Tomboy
Desde hace unos años en el mes de junio, mes del orgullo LGBT, tengo la tradición personal de poner el foco sobre una película cuyo tratamiento se centre en alguna de las siglas del colectivo, que si bien este detalle es insuficiente y tiene un peso más bien simbólico, el objetivo es aportar un pequeño grano de arena y con suerte generar un pequeño ejercicio de empatía y respeto, que dicho sea de paso, buena falta hace. Por suerte la cinta que traigo hoy hace un excelente trabajo con su enfoque. Os hablo de Tomboy.
Laure es una niña de 10 años que se acaba de mudar con sus padres y su hermana pequeña Jeanne a un nuevo bloque de edificios en las afueras de París. Durante su llegada en pleno verano, Laure sale a explorar por el bloque y con facilidad se hace amiga de un grupo de niños donde se encuentra Lisa, quien se enamora de ella. Sin embargo, debido a su aspecto y a su corte de pelo, Laure se hace pasar por Michael con su nuevo grupo de amigos.
A pesar de lo delicado que puede parecer el planteamiento, y más cuando se trata de niños, al igual que la mayoría de la filmografía de Céline Sciamma, hay una calidez y un confort inherente que rodea los fotogramas que suaviza cualquier espina que pueda surgir en el camino, siempre con una mirada cargada de naturalidad. Y es que esa naturalidad y esa calidez resultan las mejores virtudes para seguir de cerca el conflicto de Laure, desde la presentación de su nuevo hogar, la relación que mantiene con sus padres y sobre todo con su hermana Jeanne y el modo que tiene Laure de relacionarse con las personas fuera de su nicho familiar, creando su propio microcosmos y ofreciendo un vistazo a quién es en realidad Laure sin tirar de dramatismos ni morbo tan propios de historias con personajes LGBT.
Similar a lo que sucedía en Un pequeño mundo, ambientar el conflicto en la infancia le confiere un aire de inocencia pero también supone una primera toma de contacto con los roles de género en una sociedad que también afecta a los menores. Como los niños pueden mostrar un carácter más autoritario porque es lo que se espera de ellos frente a las niñas que deben ser más obedientes y dóciles, tanto en un grupo de amigos como en con la propia familia; que algunos deportes como el fútbol parezcan más asociados a la idea de masculinidad y por ende de competitividad, como ellos tienen lugares que prácticamente reclaman como suyos mientras ellas se limitan a mirar y a hacer de cuidadoras y donde ellos pueden enseñar su cuerpo con menos pudor. A través de la lente de Sciamma, el espectador es testigo de estos códigos que la mayoría tenemos asumidos, solo que hasta que no los muestran con claridad uno no es consciente hasta qué punto están enquistados en la psique y en nuestra forma de actuar o de presentarnos ante el mundo. Y lo mejor de todo es que dicho códigos van surgiendo a través de vivencias orgánicas de un verano común sin necesidad de señalarlas con el dedo.
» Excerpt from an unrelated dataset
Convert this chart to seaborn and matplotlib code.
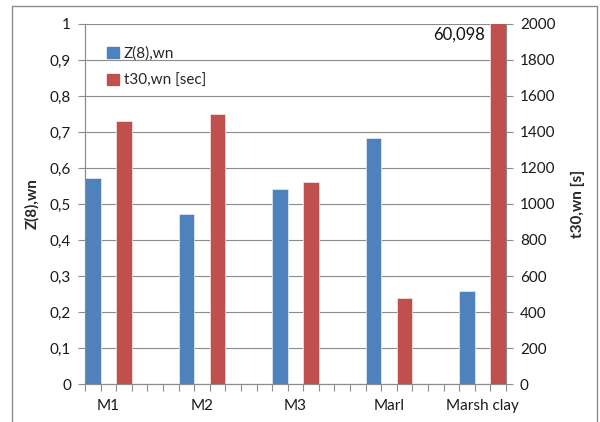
import numpy as np
import pandas as pd
import seaborn as sns
import matplotlib.pyplot as plt
from matplotlib.patches import Patch, Rectangle
from matplotlib.ticker import FuncFormatter, MultipleLocator

# data
soils = ['M1', 'M2', 'M3', 'Marl', 'Marsh clay']
z8_wn = [0.572, 0.472, 0.543, 0.683, 0.258]
t30_wn = [1460, 1500, 1120, 480, 60098]
t30_top_label = '60,098'

BLUE = '#4F81BD'
RED = '#C0504D'
GRID = '#8C8C8C'

sns.set_theme(style='white')
plt.rcParams['font.family'] = ['Lato', 'DejaVu Sans']

# each soil takes 6 slots: blue bar in slot 0, red bar in slot 2
slot = 6
grp = np.arange(len(soils)) * slot
df = pd.DataFrame({'soil': soils, 'z': z8_wn, 't': t30_wn,
                   'xz': grp + 0.5, 'xt': grp + 2.5, 'xlab': grp + 1.5})

fig = plt.figure(figsize=(6, 4.22), dpi=100)
ax = fig.add_axes([85 / 600, 1 - 384 / 422, 421 / 600, 360 / 422])
ax2 = ax.twinx()

sns.barplot(data=df, x='xz', y='z', native_scale=True, width=1 / slot,
            color=BLUE, saturation=1, errorbar=None, ax=ax,
            edgecolor='#DCE6F2', linewidth=0.6)
sns.barplot(data=df, x='xt', y='t', native_scale=True, width=1 / slot,
            color=RED, saturation=1, errorbar=None, ax=ax2,
            edgecolor='#F2DCDB', linewidth=0.6)

ax.set_xlim(0, 27)
ax.set_ylim(0, 1)
ax2.set_ylim(0, 2000)

fs = 11
ax.yaxis.set_major_locator(MultipleLocator(0.1))
ax.yaxis.set_major_formatter(FuncFormatter(lambda v, p: ('%g' % round(v, 1)).replace('.', ',')))
ax2.yaxis.set_major_locator(MultipleLocator(200))

ax.set_xticks(df['xlab'])
ax.set_xticklabels(soils)
ax.xaxis.set_minor_locator(MultipleLocator(1))
ax.tick_params(axis='x', which='major', length=0, pad=11, labelsize=fs, colors='#1a1a1a')
ax.tick_params(axis='x', which='minor', length=5, width=0.8, color=GRID, direction='out', bottom=True)
ax.tick_params(axis='y', length=5, width=0.8, color=GRID, direction='out', left=True,
               labelsize=fs, labelcolor='#1a1a1a', pad=5)
ax2.tick_params(axis='y', length=5, width=0.8, color=GRID, direction='out', right=True,
                labelsize=fs, labelcolor='#1a1a1a', pad=5)

ax.grid(axis='y', color=GRID, linewidth=0.8)
ax.grid(axis='x', visible=False)
ax2.grid(False)
ax.set_axisbelow(True)

for a in (ax, ax2):
    a.spines['top'].set_visible(False)
    for s in ('left', 'right', 'bottom'):
        a.spines[s].set_color(GRID)
        a.spines[s].set_linewidth(0.8)

ax.set_xlabel('')
ax.set_ylabel('Z(8),wn', fontsize=fs, fontweight='bold')
ax2.set_ylabel('t30,wn [s]', fontsize=fs, fontweight='bold')
ax.yaxis.set_label_coords(-0.108, 0.5)
ax2.yaxis.set_label_coords(1.155, 0.5)

# clipped bar value
ax2.annotate(t30_top_label, xy=(df['xt'].iloc[-1] - 0.5, 2000), xytext=(-4, -2),
             textcoords='offset points', ha='right', va='top', fontsize=12, color='#111111')

handles = [Patch(color=BLUE), Patch(color=RED)]
ax2.legend(handles, ['Z(8),wn', 't30,wn [sec]'], loc='upper left',
           bbox_to_anchor=(0.02, 0.975), frameon=False, fontsize=fs,
           handlelength=0.75, handleheight=0.75, handletextpad=0.35, labelspacing=0.85)

fig.patches.append(Rectangle((12 / 600, -0.02), 585 / 600, 1 - 6 / 422 + 0.02,
                             transform=fig.transFigure, fill=False,
                             edgecolor='#8C8C8C', linewidth=1))

fig.savefig('out.png', dpi=100)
Además de rezumar delicadeza con el tratamiento de la expresión de género, la misma sensibilidad se encuentra con la relación entre Laure y Jeanne, quienes otra vez haciendo gala de la inocencia y la bondad que tienen los niños, o niñas en este caso, demuestran una sororidad encomiable. Jeanne entiende el dilema por el que está pasando su hermana y hace todo lo que está en su mano por ayudarla a presentarse como ella quiere y esconder su “juego” de sus padres, mientras que Laure hace todo lo posible por defender a su hermana pequeña en caso de que se meta en un lío, comportándose más como debería comportarse Michael de acuerdo a los estándares masculinos, y a la vez encontrando un gran refugio en Jeanne como su gran confidente, formando un vínculo entre ambas envidiable y poniendo de manifiesto otra vez que los niños en ocasiones son las personas con menos prejuicios que existen.
La naturalidad de la película por supuesto que se traslada a las interpretaciones de los actores, donde durante toda la cinta simplemente parecen personas corrientes casi como si estuvieran en un documental en lugar de actores haciendo su trabajo. Y como no podía ser de otro modo, es Zoé Héran como Laure/Michael quien brilla con luz propia a través de los primeros planos de su rostro infantil, con unos ojos capaces de transmitir una montaña rusa de sensaciones y unos silencios que, lejos de generar incomodidad, transmiten todas las dudas que se le pasan por la cabeza a la joven protagonista.
En resumen, se trata de un sencillo pero esclarecedor ejercicio de empatía que deja la puerta abierta a la esperanza, aunque sea a través de los ojos de los más pequeños.